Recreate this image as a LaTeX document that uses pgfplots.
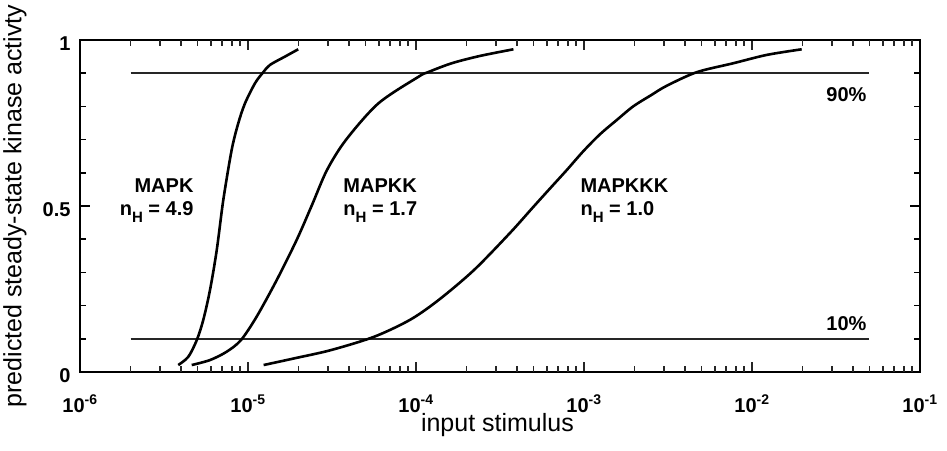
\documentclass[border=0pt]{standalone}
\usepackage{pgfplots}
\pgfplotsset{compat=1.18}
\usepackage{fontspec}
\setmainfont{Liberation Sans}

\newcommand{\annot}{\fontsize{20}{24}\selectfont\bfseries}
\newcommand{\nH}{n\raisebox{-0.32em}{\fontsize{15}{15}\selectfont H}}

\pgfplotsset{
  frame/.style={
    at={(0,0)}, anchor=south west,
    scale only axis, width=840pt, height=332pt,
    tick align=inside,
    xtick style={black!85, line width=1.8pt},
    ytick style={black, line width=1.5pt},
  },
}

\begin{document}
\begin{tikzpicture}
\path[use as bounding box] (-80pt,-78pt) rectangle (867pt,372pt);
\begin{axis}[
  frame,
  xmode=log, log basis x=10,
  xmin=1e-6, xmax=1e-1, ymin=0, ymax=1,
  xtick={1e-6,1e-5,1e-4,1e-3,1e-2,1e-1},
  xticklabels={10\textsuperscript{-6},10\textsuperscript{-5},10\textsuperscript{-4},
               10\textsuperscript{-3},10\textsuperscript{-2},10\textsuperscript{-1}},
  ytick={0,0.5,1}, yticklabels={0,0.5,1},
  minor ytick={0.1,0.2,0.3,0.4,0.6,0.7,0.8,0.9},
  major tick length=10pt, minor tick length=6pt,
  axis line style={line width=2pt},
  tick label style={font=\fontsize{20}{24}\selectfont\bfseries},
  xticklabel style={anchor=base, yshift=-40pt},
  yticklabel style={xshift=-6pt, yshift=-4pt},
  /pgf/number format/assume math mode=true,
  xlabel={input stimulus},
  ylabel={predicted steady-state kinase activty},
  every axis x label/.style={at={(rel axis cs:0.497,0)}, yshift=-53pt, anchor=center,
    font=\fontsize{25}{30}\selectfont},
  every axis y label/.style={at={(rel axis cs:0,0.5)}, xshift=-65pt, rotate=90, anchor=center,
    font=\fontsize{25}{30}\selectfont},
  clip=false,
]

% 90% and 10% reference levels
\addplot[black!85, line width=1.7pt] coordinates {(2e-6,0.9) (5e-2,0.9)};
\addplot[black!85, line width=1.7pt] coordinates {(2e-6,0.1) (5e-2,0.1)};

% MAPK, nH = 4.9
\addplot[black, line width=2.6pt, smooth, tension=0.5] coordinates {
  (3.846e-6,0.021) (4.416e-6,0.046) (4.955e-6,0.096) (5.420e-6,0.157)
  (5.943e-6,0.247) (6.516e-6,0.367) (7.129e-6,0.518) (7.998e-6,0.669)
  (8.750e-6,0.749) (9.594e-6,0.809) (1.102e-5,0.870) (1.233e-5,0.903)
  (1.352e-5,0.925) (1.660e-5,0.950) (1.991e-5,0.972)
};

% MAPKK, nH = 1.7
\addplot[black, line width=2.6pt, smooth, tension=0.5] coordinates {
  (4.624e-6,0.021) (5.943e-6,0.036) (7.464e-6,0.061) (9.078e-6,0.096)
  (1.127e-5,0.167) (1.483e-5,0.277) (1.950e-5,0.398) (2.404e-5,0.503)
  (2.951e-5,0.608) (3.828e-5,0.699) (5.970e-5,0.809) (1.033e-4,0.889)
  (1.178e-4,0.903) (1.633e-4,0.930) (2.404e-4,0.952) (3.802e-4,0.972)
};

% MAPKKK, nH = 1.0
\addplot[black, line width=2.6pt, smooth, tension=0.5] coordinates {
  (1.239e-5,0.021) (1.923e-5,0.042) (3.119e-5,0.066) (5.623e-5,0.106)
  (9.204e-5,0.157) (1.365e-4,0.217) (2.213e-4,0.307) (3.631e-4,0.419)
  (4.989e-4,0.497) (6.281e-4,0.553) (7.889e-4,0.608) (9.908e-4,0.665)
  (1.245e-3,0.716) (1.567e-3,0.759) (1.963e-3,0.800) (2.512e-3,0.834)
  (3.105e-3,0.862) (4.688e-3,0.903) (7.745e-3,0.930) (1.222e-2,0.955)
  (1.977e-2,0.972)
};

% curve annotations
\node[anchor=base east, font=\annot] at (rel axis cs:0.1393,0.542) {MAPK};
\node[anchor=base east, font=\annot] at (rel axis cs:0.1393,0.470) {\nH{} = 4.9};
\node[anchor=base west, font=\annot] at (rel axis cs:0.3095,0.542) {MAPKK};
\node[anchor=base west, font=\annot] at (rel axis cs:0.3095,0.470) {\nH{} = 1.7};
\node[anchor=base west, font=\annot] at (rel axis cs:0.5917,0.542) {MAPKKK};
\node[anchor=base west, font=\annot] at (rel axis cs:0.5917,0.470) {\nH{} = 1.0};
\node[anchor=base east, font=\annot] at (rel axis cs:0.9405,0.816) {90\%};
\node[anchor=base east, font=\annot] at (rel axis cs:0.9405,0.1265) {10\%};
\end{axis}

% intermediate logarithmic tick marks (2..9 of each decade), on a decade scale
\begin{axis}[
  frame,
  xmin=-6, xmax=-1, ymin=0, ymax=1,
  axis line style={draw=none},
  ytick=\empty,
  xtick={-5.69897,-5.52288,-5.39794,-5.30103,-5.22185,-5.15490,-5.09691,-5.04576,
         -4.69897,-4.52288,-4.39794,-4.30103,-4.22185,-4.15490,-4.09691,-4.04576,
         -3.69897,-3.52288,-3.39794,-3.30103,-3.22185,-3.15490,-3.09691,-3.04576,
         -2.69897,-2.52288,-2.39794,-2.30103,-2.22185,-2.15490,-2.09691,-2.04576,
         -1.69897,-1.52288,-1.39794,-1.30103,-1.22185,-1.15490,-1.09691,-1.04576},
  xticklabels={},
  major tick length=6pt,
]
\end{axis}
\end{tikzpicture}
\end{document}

Exercise: Repeat the material exactly as it reads, without any of its pictures.

Solution for this problem:
Recreate this image as a LaTeX document that uses pgfplots.
\documentclass[border=0pt]{standalone}
\usepackage{pgfplots}
\pgfplotsset{compat=1.18}
\usepackage{fontspec}
\setmainfont{Liberation Sans}

\newcommand{\annot}{\fontsize{20}{24}\selectfont\bfseries}
\newcommand{\nH}{n\raisebox{-0.32em}{\fontsize{15}{15}\selectfont H}}

\pgfplotsset{
  frame/.style={
    at={(0,0)}, anchor=south west,
    scale only axis, width=840pt, height=332pt,
    tick align=inside,
    xtick style={black!85, line width=1.8pt},
    ytick style={black, line width=1.5pt},
  },
}

\begin{document}
\begin{tikzpicture}
\path[use as bounding box] (-80pt,-78pt) rectangle (867pt,372pt);
\begin{axis}[
  frame,
  xmode=log, log basis x=10,
  xmin=1e-6, xmax=1e-1, ymin=0, ymax=1,
  xtick={1e-6,1e-5,1e-4,1e-3,1e-2,1e-1},
  xticklabels={10\textsuperscript{-6},10\textsuperscript{-5},10\textsuperscript{-4},
               10\textsuperscript{-3},10\textsuperscript{-2},10\textsuperscript{-1}},
  ytick={0,0.5,1}, yticklabels={0,0.5,1},
  minor ytick={0.1,0.2,0.3,0.4,0.6,0.7,0.8,0.9},
  major tick length=10pt, minor tick length=6pt,
  axis line style={line width=2pt},
  tick label style={font=\fontsize{20}{24}\selectfont\bfseries},
  xticklabel style={anchor=base, yshift=-40pt},
  yticklabel style={xshift=-6pt, yshift=-4pt},
  /pgf/number format/assume math mode=true,
  xlabel={input stimulus},
  ylabel={predicted steady-state kinase activty},
  every axis x label/.style={at={(rel axis cs:0.497,0)}, yshift=-53pt, anchor=center,
    font=\fontsize{25}{30}\selectfont},
  every axis y label/.style={at={(rel axis cs:0,0.5)}, xshift=-65pt, rotate=90, anchor=center,
    font=\fontsize{25}{30}\selectfont},
  clip=false,
]

% 90% and 10% reference levels
\addplot[black!85, line width=1.7pt] coordinates {(2e-6,0.9) (5e-2,0.9)};
\addplot[black!85, line width=1.7pt] coordinates {(2e-6,0.1) (5e-2,0.1)};

% MAPK, nH = 4.9
\addplot[black, line width=2.6pt, smooth, tension=0.5] coordinates {
  (3.846e-6,0.021) (4.416e-6,0.046) (4.955e-6,0.096) (5.420e-6,0.157)
  (5.943e-6,0.247) (6.516e-6,0.367) (7.129e-6,0.518) (7.998e-6,0.669)
  (8.750e-6,0.749) (9.594e-6,0.809) (1.102e-5,0.870) (1.233e-5,0.903)
  (1.352e-5,0.925) (1.660e-5,0.950) (1.991e-5,0.972)
};

% MAPKK, nH = 1.7
\addplot[black, line width=2.6pt, smooth, tension=0.5] coordinates {
  (4.624e-6,0.021) (5.943e-6,0.036) (7.464e-6,0.061) (9.078e-6,0.096)
  (1.127e-5,0.167) (1.483e-5,0.277) (1.950e-5,0.398) (2.404e-5,0.503)
  (2.951e-5,0.608) (3.828e-5,0.699) (5.970e-5,0.809) (1.033e-4,0.889)
  (1.178e-4,0.903) (1.633e-4,0.930) (2.404e-4,0.952) (3.802e-4,0.972)
};

% MAPKKK, nH = 1.0
\addplot[black, line width=2.6pt, smooth, tension=0.5] coordinates {
  (1.239e-5,0.021) (1.923e-5,0.042) (3.119e-5,0.066) (5.623e-5,0.106)
  (9.204e-5,0.157) (1.365e-4,0.217) (2.213e-4,0.307) (3.631e-4,0.419)
  (4.989e-4,0.497) (6.281e-4,0.553) (7.889e-4,0.608) (9.908e-4,0.665)
  (1.245e-3,0.716) (1.567e-3,0.759) (1.963e-3,0.800) (2.512e-3,0.834)
  (3.105e-3,0.862) (4.688e-3,0.903) (7.745e-3,0.930) (1.222e-2,0.955)
  (1.977e-2,0.972)
};

% curve annotations
\node[anchor=base east, font=\annot] at (rel axis cs:0.1393,0.542) {MAPK};
\node[anchor=base east, font=\annot] at (rel axis cs:0.1393,0.470) {\nH{} = 4.9};
\node[anchor=base west, font=\annot] at (rel axis cs:0.3095,0.542) {MAPKK};
\node[anchor=base west, font=\annot] at (rel axis cs:0.3095,0.470) {\nH{} = 1.7};
\node[anchor=base west, font=\annot] at (rel axis cs:0.5917,0.542) {MAPKKK};
\node[anchor=base west, font=\annot] at (rel axis cs:0.5917,0.470) {\nH{} = 1.0};
\node[anchor=base east, font=\annot] at (rel axis cs:0.9405,0.816) {90\%};
\node[anchor=base east, font=\annot] at (rel axis cs:0.9405,0.1265) {10\%};
\end{axis}

% intermediate logarithmic tick marks (2..9 of each decade), on a decade scale
\begin{axis}[
  frame,
  xmin=-6, xmax=-1, ymin=0, ymax=1,
  axis line style={draw=none},
  ytick=\empty,
  xtick={-5.69897,-5.52288,-5.39794,-5.30103,-5.22185,-5.15490,-5.09691,-5.04576,
         -4.69897,-4.52288,-4.39794,-4.30103,-4.22185,-4.15490,-4.09691,-4.04576,
         -3.69897,-3.52288,-3.39794,-3.30103,-3.22185,-3.15490,-3.09691,-3.04576,
         -2.69897,-2.52288,-2.39794,-2.30103,-2.22185,-2.15490,-2.09691,-2.04576,
         -1.69897,-1.52288,-1.39794,-1.30103,-1.22185,-1.15490,-1.09691,-1.04576},
  xticklabels={},
  major tick length=6pt,
]
\end{axis}
\end{tikzpicture}
\end{document}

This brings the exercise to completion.